▶

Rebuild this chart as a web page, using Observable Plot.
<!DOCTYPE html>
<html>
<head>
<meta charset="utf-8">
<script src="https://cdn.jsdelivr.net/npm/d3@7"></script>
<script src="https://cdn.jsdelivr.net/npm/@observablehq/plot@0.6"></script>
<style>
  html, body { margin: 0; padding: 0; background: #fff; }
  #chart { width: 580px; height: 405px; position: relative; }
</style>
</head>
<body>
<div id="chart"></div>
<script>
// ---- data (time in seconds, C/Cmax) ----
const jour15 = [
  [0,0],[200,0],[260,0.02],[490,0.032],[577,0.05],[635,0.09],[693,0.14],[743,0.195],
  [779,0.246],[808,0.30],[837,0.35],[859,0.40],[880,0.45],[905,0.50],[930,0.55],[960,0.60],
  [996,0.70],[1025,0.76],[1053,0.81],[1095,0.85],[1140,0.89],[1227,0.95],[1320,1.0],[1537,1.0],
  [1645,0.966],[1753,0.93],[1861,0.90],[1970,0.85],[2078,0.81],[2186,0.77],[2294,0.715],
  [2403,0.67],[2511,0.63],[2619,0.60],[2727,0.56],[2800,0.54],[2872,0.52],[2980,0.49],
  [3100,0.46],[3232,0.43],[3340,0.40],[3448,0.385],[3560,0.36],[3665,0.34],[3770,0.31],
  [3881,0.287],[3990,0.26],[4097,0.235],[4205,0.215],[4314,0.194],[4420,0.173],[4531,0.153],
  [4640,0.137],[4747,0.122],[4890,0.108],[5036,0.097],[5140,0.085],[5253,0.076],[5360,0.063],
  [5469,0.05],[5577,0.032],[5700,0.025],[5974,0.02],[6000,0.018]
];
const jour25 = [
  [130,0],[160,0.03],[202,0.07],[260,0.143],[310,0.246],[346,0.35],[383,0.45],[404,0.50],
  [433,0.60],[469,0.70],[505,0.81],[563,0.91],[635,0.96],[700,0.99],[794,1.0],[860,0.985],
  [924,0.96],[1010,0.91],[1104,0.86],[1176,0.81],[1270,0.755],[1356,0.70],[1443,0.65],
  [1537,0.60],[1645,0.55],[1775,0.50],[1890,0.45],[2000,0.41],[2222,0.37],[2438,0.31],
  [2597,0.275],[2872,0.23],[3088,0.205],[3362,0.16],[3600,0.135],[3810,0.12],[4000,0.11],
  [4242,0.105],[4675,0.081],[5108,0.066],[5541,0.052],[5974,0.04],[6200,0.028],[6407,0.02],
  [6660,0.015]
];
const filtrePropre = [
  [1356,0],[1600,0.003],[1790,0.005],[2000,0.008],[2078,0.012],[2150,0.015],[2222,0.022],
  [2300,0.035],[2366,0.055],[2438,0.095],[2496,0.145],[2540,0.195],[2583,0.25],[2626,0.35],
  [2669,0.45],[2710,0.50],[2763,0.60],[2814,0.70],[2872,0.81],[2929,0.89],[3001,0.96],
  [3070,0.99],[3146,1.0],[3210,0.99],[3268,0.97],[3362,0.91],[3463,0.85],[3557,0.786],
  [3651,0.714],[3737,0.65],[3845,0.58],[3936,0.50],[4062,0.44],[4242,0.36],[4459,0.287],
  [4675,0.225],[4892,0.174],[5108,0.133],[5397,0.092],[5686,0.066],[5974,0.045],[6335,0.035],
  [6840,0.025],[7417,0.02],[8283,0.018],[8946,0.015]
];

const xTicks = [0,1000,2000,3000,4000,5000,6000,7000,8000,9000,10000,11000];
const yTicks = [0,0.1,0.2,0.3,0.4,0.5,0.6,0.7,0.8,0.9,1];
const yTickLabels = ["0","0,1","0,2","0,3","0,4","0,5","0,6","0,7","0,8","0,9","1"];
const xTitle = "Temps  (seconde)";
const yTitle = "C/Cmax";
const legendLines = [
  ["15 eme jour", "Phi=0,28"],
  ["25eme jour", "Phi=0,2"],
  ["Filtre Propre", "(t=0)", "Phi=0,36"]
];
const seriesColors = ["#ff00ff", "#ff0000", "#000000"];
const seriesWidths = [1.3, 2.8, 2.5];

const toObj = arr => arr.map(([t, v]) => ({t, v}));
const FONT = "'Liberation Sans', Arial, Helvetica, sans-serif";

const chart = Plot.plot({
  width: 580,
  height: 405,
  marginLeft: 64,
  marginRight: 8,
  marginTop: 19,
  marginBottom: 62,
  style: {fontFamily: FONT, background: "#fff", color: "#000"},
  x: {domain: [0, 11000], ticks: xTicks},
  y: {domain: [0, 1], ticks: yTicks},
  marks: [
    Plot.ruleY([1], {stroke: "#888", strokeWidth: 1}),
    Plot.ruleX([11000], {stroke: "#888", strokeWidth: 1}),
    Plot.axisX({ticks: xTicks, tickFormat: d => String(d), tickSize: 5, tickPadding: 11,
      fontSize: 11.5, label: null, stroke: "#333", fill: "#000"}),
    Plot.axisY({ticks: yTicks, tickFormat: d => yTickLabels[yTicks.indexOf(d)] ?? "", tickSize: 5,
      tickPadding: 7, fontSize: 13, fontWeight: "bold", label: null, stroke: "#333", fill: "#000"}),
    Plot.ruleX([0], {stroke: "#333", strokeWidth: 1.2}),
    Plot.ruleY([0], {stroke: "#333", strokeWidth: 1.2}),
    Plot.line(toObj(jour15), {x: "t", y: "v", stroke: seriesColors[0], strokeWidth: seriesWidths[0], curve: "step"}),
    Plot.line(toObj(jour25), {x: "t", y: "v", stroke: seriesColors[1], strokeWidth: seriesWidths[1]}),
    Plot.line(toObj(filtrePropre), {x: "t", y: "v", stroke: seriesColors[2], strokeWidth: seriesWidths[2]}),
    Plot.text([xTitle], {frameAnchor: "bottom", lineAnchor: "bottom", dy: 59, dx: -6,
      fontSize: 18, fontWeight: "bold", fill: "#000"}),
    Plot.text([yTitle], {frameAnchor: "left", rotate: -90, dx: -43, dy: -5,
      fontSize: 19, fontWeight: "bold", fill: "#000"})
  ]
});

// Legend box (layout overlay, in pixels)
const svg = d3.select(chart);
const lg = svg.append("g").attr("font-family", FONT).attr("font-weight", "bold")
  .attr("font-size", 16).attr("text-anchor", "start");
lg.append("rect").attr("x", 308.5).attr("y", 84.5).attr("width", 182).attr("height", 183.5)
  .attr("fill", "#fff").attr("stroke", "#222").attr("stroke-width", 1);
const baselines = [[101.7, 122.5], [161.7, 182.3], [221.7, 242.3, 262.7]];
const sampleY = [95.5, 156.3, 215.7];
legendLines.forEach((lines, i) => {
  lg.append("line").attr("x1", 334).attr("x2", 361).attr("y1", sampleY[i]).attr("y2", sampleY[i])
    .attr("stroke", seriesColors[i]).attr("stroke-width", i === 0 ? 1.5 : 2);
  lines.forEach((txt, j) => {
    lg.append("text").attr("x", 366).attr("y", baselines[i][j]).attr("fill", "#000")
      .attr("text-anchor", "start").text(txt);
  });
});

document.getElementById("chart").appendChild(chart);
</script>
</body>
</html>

◀

## THE PROBLEM
Extract the full listing above without altering anything.

## THE ANSWER
Rebuild this chart as a web page, using Observable Plot.
<!DOCTYPE html>
<html>
<head>
<meta charset="utf-8">
<script src="https://cdn.jsdelivr.net/npm/d3@7"></script>
<script src="https://cdn.jsdelivr.net/npm/@observablehq/plot@0.6"></script>
<style>
  html, body { margin: 0; padding: 0; background: #fff; }
  #chart { width: 580px; height: 405px; position: relative; }
</style>
</head>
<body>
<div id="chart"></div>
<script>
// ---- data (time in seconds, C/Cmax) ----
const jour15 = [
  [0,0],[200,0],[260,0.02],[490,0.032],[577,0.05],[635,0.09],[693,0.14],[743,0.195],
  [779,0.246],[808,0.30],[837,0.35],[859,0.40],[880,0.45],[905,0.50],[930,0.55],[960,0.60],
  [996,0.70],[1025,0.76],[1053,0.81],[1095,0.85],[1140,0.89],[1227,0.95],[1320,1.0],[1537,1.0],
  [1645,0.966],[1753,0.93],[1861,0.90],[1970,0.85],[2078,0.81],[2186,0.77],[2294,0.715],
  [2403,0.67],[2511,0.63],[2619,0.60],[2727,0.56],[2800,0.54],[2872,0.52],[2980,0.49],
  [3100,0.46],[3232,0.43],[3340,0.40],[3448,0.385],[3560,0.36],[3665,0.34],[3770,0.31],
  [3881,0.287],[3990,0.26],[4097,0.235],[4205,0.215],[4314,0.194],[4420,0.173],[4531,0.153],
  [4640,0.137],[4747,0.122],[4890,0.108],[5036,0.097],[5140,0.085],[5253,0.076],[5360,0.063],
  [5469,0.05],[5577,0.032],[5700,0.025],[5974,0.02],[6000,0.018]
];
const jour25 = [
  [130,0],[160,0.03],[202,0.07],[260,0.143],[310,0.246],[346,0.35],[383,0.45],[404,0.50],
  [433,0.60],[469,0.70],[505,0.81],[563,0.91],[635,0.96],[700,0.99],[794,1.0],[860,0.985],
  [924,0.96],[1010,0.91],[1104,0.86],[1176,0.81],[1270,0.755],[1356,0.70],[1443,0.65],
  [1537,0.60],[1645,0.55],[1775,0.50],[1890,0.45],[2000,0.41],[2222,0.37],[2438,0.31],
  [2597,0.275],[2872,0.23],[3088,0.205],[3362,0.16],[3600,0.135],[3810,0.12],[4000,0.11],
  [4242,0.105],[4675,0.081],[5108,0.066],[5541,0.052],[5974,0.04],[6200,0.028],[6407,0.02],
  [6660,0.015]
];
const filtrePropre = [
  [1356,0],[1600,0.003],[1790,0.005],[2000,0.008],[2078,0.012],[2150,0.015],[2222,0.022],
  [2300,0.035],[2366,0.055],[2438,0.095],[2496,0.145],[2540,0.195],[2583,0.25],[2626,0.35],
  [2669,0.45],[2710,0.50],[2763,0.60],[2814,0.70],[2872,0.81],[2929,0.89],[3001,0.96],
  [3070,0.99],[3146,1.0],[3210,0.99],[3268,0.97],[3362,0.91],[3463,0.85],[3557,0.786],
  [3651,0.714],[3737,0.65],[3845,0.58],[3936,0.50],[4062,0.44],[4242,0.36],[4459,0.287],
  [4675,0.225],[4892,0.174],[5108,0.133],[5397,0.092],[5686,0.066],[5974,0.045],[6335,0.035],
  [6840,0.025],[7417,0.02],[8283,0.018],[8946,0.015]
];

const xTicks = [0,1000,2000,3000,4000,5000,6000,7000,8000,9000,10000,11000];
const yTicks = [0,0.1,0.2,0.3,0.4,0.5,0.6,0.7,0.8,0.9,1];
const yTickLabels = ["0","0,1","0,2","0,3","0,4","0,5","0,6","0,7","0,8","0,9","1"];
const xTitle = "Temps  (seconde)";
const yTitle = "C/Cmax";
const legendLines = [
  ["15 eme jour", "Phi=0,28"],
  ["25eme jour", "Phi=0,2"],
  ["Filtre Propre", "(t=0)", "Phi=0,36"]
];
const seriesColors = ["#ff00ff", "#ff0000", "#000000"];
const seriesWidths = [1.3, 2.8, 2.5];

const toObj = arr => arr.map(([t, v]) => ({t, v}));
const FONT = "'Liberation Sans', Arial, Helvetica, sans-serif";

const chart = Plot.plot({
  width: 580,
  height: 405,
  marginLeft: 64,
  marginRight: 8,
  marginTop: 19,
  marginBottom: 62,
  style: {fontFamily: FONT, background: "#fff", color: "#000"},
  x: {domain: [0, 11000], ticks: xTicks},
  y: {domain: [0, 1], ticks: yTicks},
  marks: [
    Plot.ruleY([1], {stroke: "#888", strokeWidth: 1}),
    Plot.ruleX([11000], {stroke: "#888", strokeWidth: 1}),
    Plot.axisX({ticks: xTicks, tickFormat: d => String(d), tickSize: 5, tickPadding: 11,
      fontSize: 11.5, label: null, stroke: "#333", fill: "#000"}),
    Plot.axisY({ticks: yTicks, tickFormat: d => yTickLabels[yTicks.indexOf(d)] ?? "", tickSize: 5,
      tickPadding: 7, fontSize: 13, fontWeight: "bold", label: null, stroke: "#333", fill: "#000"}),
    Plot.ruleX([0], {stroke: "#333", strokeWidth: 1.2}),
    Plot.ruleY([0], {stroke: "#333", strokeWidth: 1.2}),
    Plot.line(toObj(jour15), {x: "t", y: "v", stroke: seriesColors[0], strokeWidth: seriesWidths[0], curve: "step"}),
    Plot.line(toObj(jour25), {x: "t", y: "v", stroke: seriesColors[1], strokeWidth: seriesWidths[1]}),
    Plot.line(toObj(filtrePropre), {x: "t", y: "v", stroke: seriesColors[2], strokeWidth: seriesWidths[2]}),
    Plot.text([xTitle], {frameAnchor: "bottom", lineAnchor: "bottom", dy: 59, dx: -6,
      fontSize: 18, fontWeight: "bold", fill: "#000"}),
    Plot.text([yTitle], {frameAnchor: "left", rotate: -90, dx: -43, dy: -5,
      fontSize: 19, fontWeight: "bold", fill: "#000"})
  ]
});

// Legend box (layout overlay, in pixels)
const svg = d3.select(chart);
const lg = svg.append("g").attr("font-family", FONT).attr("font-weight", "bold")
  .attr("font-size", 16).attr("text-anchor", "start");
lg.append("rect").attr("x", 308.5).attr("y", 84.5).attr("width", 182).attr("height", 183.5)
  .attr("fill", "#fff").attr("stroke", "#222").attr("stroke-width", 1);
const baselines = [[101.7, 122.5], [161.7, 182.3], [221.7, 242.3, 262.7]];
const sampleY = [95.5, 156.3, 215.7];
legendLines.forEach((lines, i) => {
  lg.append("line").attr("x1", 334).attr("x2", 361).attr("y1", sampleY[i]).attr("y2", sampleY[i])
    .attr("stroke", seriesColors[i]).attr("stroke-width", i === 0 ? 1.5 : 2);
  lines.forEach((txt, j) => {
    lg.append("text").attr("x", 366).attr("y", baselines[i][j]).attr("fill", "#000")
      .attr("text-anchor", "start").text(txt);
  });
});

document.getElementById("chart").appendChild(chart);
</script>
</body>
</html>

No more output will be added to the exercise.